Task goal:
Make an exact transcription of the material, leaving out all images.

Available data:
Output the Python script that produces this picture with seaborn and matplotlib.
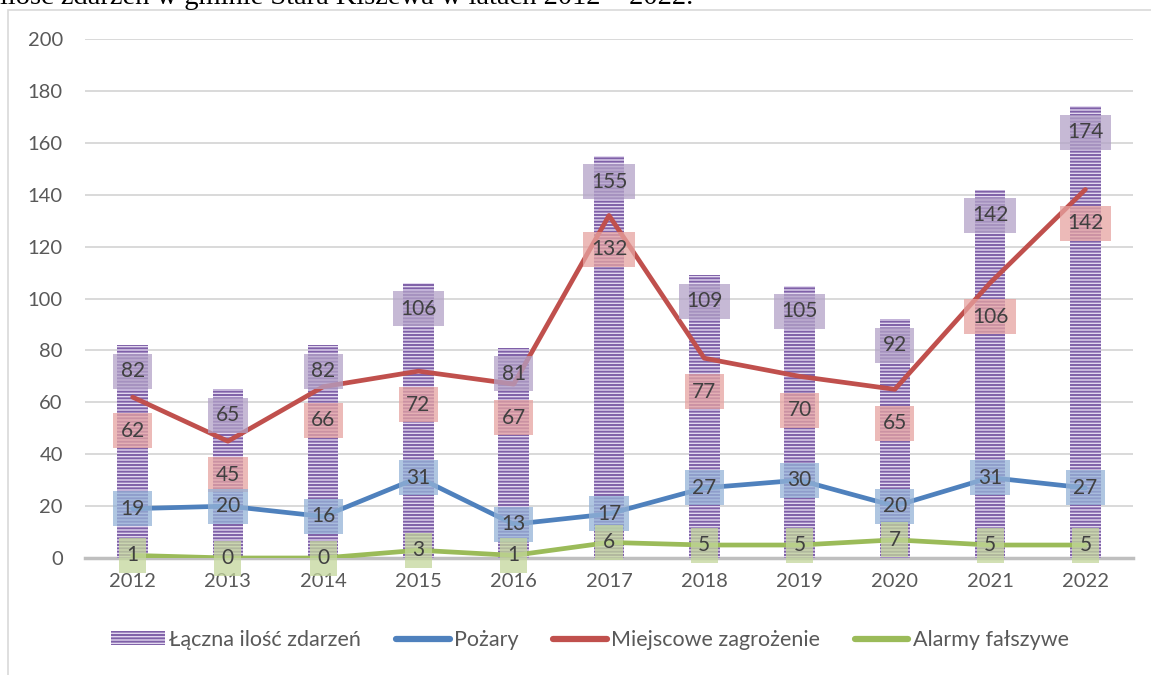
import numpy as np
import pandas as pd
import matplotlib
matplotlib.use("Agg")
import matplotlib.pyplot as plt
import matplotlib.patches as mpatches
from matplotlib.lines import Line2D
import seaborn as sns

years = ["2012", "2013", "2014", "2015", "2016", "2017", "2018", "2019", "2020", "2021", "2022"]
total = [82, 65, 82, 106, 81, 155, 109, 105, 92, 142, 174]
fires = [19, 20, 16, 31, 13, 17, 27, 30, 20, 31, 27]
local_threats = [62, 45, 66, 72, 67, 132, 77, 70, 65, 106, 142]
false_alarms = [1, 0, 0, 3, 1, 6, 5, 5, 7, 5, 5]

series_names = ["Łączna ilość zdarzeń", "Pożary", "Miejscowe zagrożenie", "Alarmy fałszywe"]
yticks = [0, 20, 40, 60, 80, 100, 120, 140, 160, 180, 200]

sns.set_theme(style="white")
plt.rcParams["font.family"] = ["Lato", "DejaVu Sans"]
plt.rcParams["hatch.linewidth"] = 1.4

fig = plt.figure(figsize=(11.51, 6.75), dpi=100)
ax = fig.add_axes([85 / 1151, 117 / 675, 1048 / 1151, 519 / 675])

df = pd.DataFrame({"year": years, "total": total, "fires": fires,
                   "local": local_threats, "false": false_alarms})
df["pos"] = np.arange(len(df))

bar_face = "#e2d8ef"
bar_hatch = "#7f60a8"
sns.barplot(data=df, x="year", y="total", order=years, ax=ax, width=0.32,
            color=bar_face, saturation=1, zorder=2)
for p in ax.patches:
    p.set_facecolor(bar_face)
    p.set_edgecolor(bar_hatch)
    p.set_linewidth(0)
    p.set_hatch("-----")

line_colors = {"fires": "#4f81bd", "local": "#c0504d", "false": "#9bbb59"}
for key in ["fires", "local", "false"]:
    sns.lineplot(data=df, x="pos", y=key, ax=ax, color=line_colors[key],
                 linewidth=3.4, zorder=3, legend=False)

ax.set_xlim(-0.5, len(years) - 0.5)
ax.set_ylim(0, 200)
ax.set_yticks(yticks)
ax.set_xticks(np.arange(len(years)))
ax.set_xticklabels(years)
ax.set_xlabel("")
ax.set_ylabel("")
ax.grid(axis="y", color="#d9d9d9", linewidth=1.4, zorder=0)
ax.set_axisbelow(True)
for s in ["top", "right", "left"]:
    ax.spines[s].set_visible(False)
ax.spines["bottom"].set_color("#bfbfbf")
ax.spines["bottom"].set_linewidth(2.5)
ax.spines["bottom"].set_zorder(1)
ax.tick_params(axis="both", length=0, labelsize=14.5, colors="#595959")
ax.tick_params(axis="x", pad=11)
ax.tick_params(axis="y", pad=16)

def label(x, y, txt, color):
    ax.text(x, y, txt, ha="center", va="center", fontsize=15, color="#404040", zorder=5,
            bbox=dict(boxstyle="square,pad=0.36", facecolor=color, edgecolor="none", alpha=0.75))

for i in range(len(years)):
    label(i, total[i] - 10, str(total[i]), "#b3a2c7")
    label(i, local_threats[i] - 13, str(local_threats[i]), "#e6a3a1")
    label(i, fires[i], str(fires[i]), "#95b3d7")
    label(i, false_alarms[i], str(false_alarms[i]), "#c3d69b")

# legend
handles = [
    mpatches.Patch(facecolor=bar_face, edgecolor=bar_hatch, hatch="-----", linewidth=0),
    Line2D([0], [0], color=line_colors["fires"], linewidth=4.5, solid_capstyle="round"),
    Line2D([0], [0], color=line_colors["local"], linewidth=4.5, solid_capstyle="round"),
    Line2D([0], [0], color=line_colors["false"], linewidth=4.5, solid_capstyle="round"),
]
leg = fig.legend(handles, series_names, loc="center", bbox_to_anchor=(0.5126, 0.052), ncol=4,
                 frameon=False, fontsize=15.5, handlelength=2.5, handletextpad=0.2,
                 columnspacing=1.6, handleheight=0.6)
for t in leg.get_texts():
    t.set_color("#595959")

# outer chart frame
fig.patches.append(mpatches.Rectangle((8 / 1151, -0.1), 1.2, 1.1 - 10 / 675,
                                      transform=fig.transFigure, fill=False,
                                      edgecolor="#d9d9d9", linewidth=1.2))
# cut-off caption above
fig.text(0.0, 1 - 4 / 675, "ilość zdarzeń w gminie Stara Kiszewa w latach 2012 – 2022.",
         ha="left", va="baseline", fontsize=20.5, family=["Liberation Serif", "DejaVu Serif"],
         color="black")

fig.savefig("out.png", dpi=100)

Answer to the problem:
Output the Python script that produces this picture with seaborn and matplotlib.
import numpy as np
import pandas as pd
import matplotlib
matplotlib.use("Agg")
import matplotlib.pyplot as plt
import matplotlib.patches as mpatches
from matplotlib.lines import Line2D
import seaborn as sns

years = ["2012", "2013", "2014", "2015", "2016", "2017", "2018", "2019", "2020", "2021", "2022"]
total = [82, 65, 82, 106, 81, 155, 109, 105, 92, 142, 174]
fires = [19, 20, 16, 31, 13, 17, 27, 30, 20, 31, 27]
local_threats = [62, 45, 66, 72, 67, 132, 77, 70, 65, 106, 142]
false_alarms = [1, 0, 0, 3, 1, 6, 5, 5, 7, 5, 5]

series_names = ["Łączna ilość zdarzeń", "Pożary", "Miejscowe zagrożenie", "Alarmy fałszywe"]
yticks = [0, 20, 40, 60, 80, 100, 120, 140, 160, 180, 200]

sns.set_theme(style="white")
plt.rcParams["font.family"] = ["Lato", "DejaVu Sans"]
plt.rcParams["hatch.linewidth"] = 1.4

fig = plt.figure(figsize=(11.51, 6.75), dpi=100)
ax = fig.add_axes([85 / 1151, 117 / 675, 1048 / 1151, 519 / 675])

df = pd.DataFrame({"year": years, "total": total, "fires": fires,
                   "local": local_threats, "false": false_alarms})
df["pos"] = np.arange(len(df))

bar_face = "#e2d8ef"
bar_hatch = "#7f60a8"
sns.barplot(data=df, x="year", y="total", order=years, ax=ax, width=0.32,
            color=bar_face, saturation=1, zorder=2)
for p in ax.patches:
    p.set_facecolor(bar_face)
    p.set_edgecolor(bar_hatch)
    p.set_linewidth(0)
    p.set_hatch("-----")

line_colors = {"fires": "#4f81bd", "local": "#c0504d", "false": "#9bbb59"}
for key in ["fires", "local", "false"]:
    sns.lineplot(data=df, x="pos", y=key, ax=ax, color=line_colors[key],
                 linewidth=3.4, zorder=3, legend=False)

ax.set_xlim(-0.5, len(years) - 0.5)
ax.set_ylim(0, 200)
ax.set_yticks(yticks)
ax.set_xticks(np.arange(len(years)))
ax.set_xticklabels(years)
ax.set_xlabel("")
ax.set_ylabel("")
ax.grid(axis="y", color="#d9d9d9", linewidth=1.4, zorder=0)
ax.set_axisbelow(True)
for s in ["top", "right", "left"]:
    ax.spines[s].set_visible(False)
ax.spines["bottom"].set_color("#bfbfbf")
ax.spines["bottom"].set_linewidth(2.5)
ax.spines["bottom"].set_zorder(1)
ax.tick_params(axis="both", length=0, labelsize=14.5, colors="#595959")
ax.tick_params(axis="x", pad=11)
ax.tick_params(axis="y", pad=16)

def label(x, y, txt, color):
    ax.text(x, y, txt, ha="center", va="center", fontsize=15, color="#404040", zorder=5,
            bbox=dict(boxstyle="square,pad=0.36", facecolor=color, edgecolor="none", alpha=0.75))

for i in range(len(years)):
    label(i, total[i] - 10, str(total[i]), "#b3a2c7")
    label(i, local_threats[i] - 13, str(local_threats[i]), "#e6a3a1")
    label(i, fires[i], str(fires[i]), "#95b3d7")
    label(i, false_alarms[i], str(false_alarms[i]), "#c3d69b")

# legend
handles = [
    mpatches.Patch(facecolor=bar_face, edgecolor=bar_hatch, hatch="-----", linewidth=0),
    Line2D([0], [0], color=line_colors["fires"], linewidth=4.5, solid_capstyle="round"),
    Line2D([0], [0], color=line_colors["local"], linewidth=4.5, solid_capstyle="round"),
    Line2D([0], [0], color=line_colors["false"], linewidth=4.5, solid_capstyle="round"),
]
leg = fig.legend(handles, series_names, loc="center", bbox_to_anchor=(0.5126, 0.052), ncol=4,
                 frameon=False, fontsize=15.5, handlelength=2.5, handletextpad=0.2,
                 columnspacing=1.6, handleheight=0.6)
for t in leg.get_texts():
    t.set_color("#595959")

# outer chart frame
fig.patches.append(mpatches.Rectangle((8 / 1151, -0.1), 1.2, 1.1 - 10 / 675,
                                      transform=fig.transFigure, fill=False,
                                      edgecolor="#d9d9d9", linewidth=1.2))
# cut-off caption above
fig.text(0.0, 1 - 4 / 675, "ilość zdarzeń w gminie Stara Kiszewa w latach 2012 – 2022.",
         ha="left", va="baseline", fontsize=20.5, family=["Liberation Serif", "DejaVu Serif"],
         color="black")

fig.savefig("out.png", dpi=100)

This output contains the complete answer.